Some of these developments include:
Faleh Fayyaz, who was the head of Iraq’s National Security and the Popular Mobilization Force (PMF) and a known agent of Iran’s regime, was removed from his post of National Security Advisor.
On Thursday, Reuters reported: “Iraqi security forces raided a stronghold of a powerful Iran-backed militia in southern Baghdad late on Thursday and detained more than a dozen members of the group, government officials and paramilitary sources said.” Reuters further described this raid as “the most brazen action by Iraqi forces against a major Iran-backed militia in years and targeted the Kataib Hezbollah group.”
Hamid Hossaini, the spokesperson of the Iranian regime’s Union of Oil, Gas and Petrochemical Exporters, told the state-run ILNA news agency on Friday: “Billions of dollars of Iranian assets in the Central Bank of Iraq have been blocked due to the US sanctions, and the Iraqi banking network is not cooperating with the Islamic Republic of Iran.”
The most important development, however, is the ongoing uprising by the Iraqi people, particularly protests in southern provinces, which have a Shiite majority. These protests continue in Iraq simultaneously with nationwide Iran protests which have shaken the regime’s pillars of existence, and the regime’s increasing international isolation.

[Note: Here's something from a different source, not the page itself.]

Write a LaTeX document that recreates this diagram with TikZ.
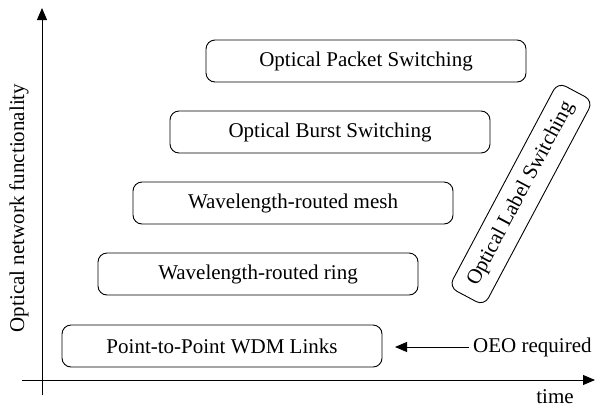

After 17 years of trying to occupy Iraq through ruthless measures and using terrorist proxy groups, the Iranian regime’s strategic depth is one step away from collapsing. The increased awareness of the Iraqi people, parallel uprisings in Lebanon and Syria, the nationwide Iran protests, the elimination of Qassem Soleimani, as well as the regime’s increasing international isolation are among the main causes of the regime’s waning power in the region.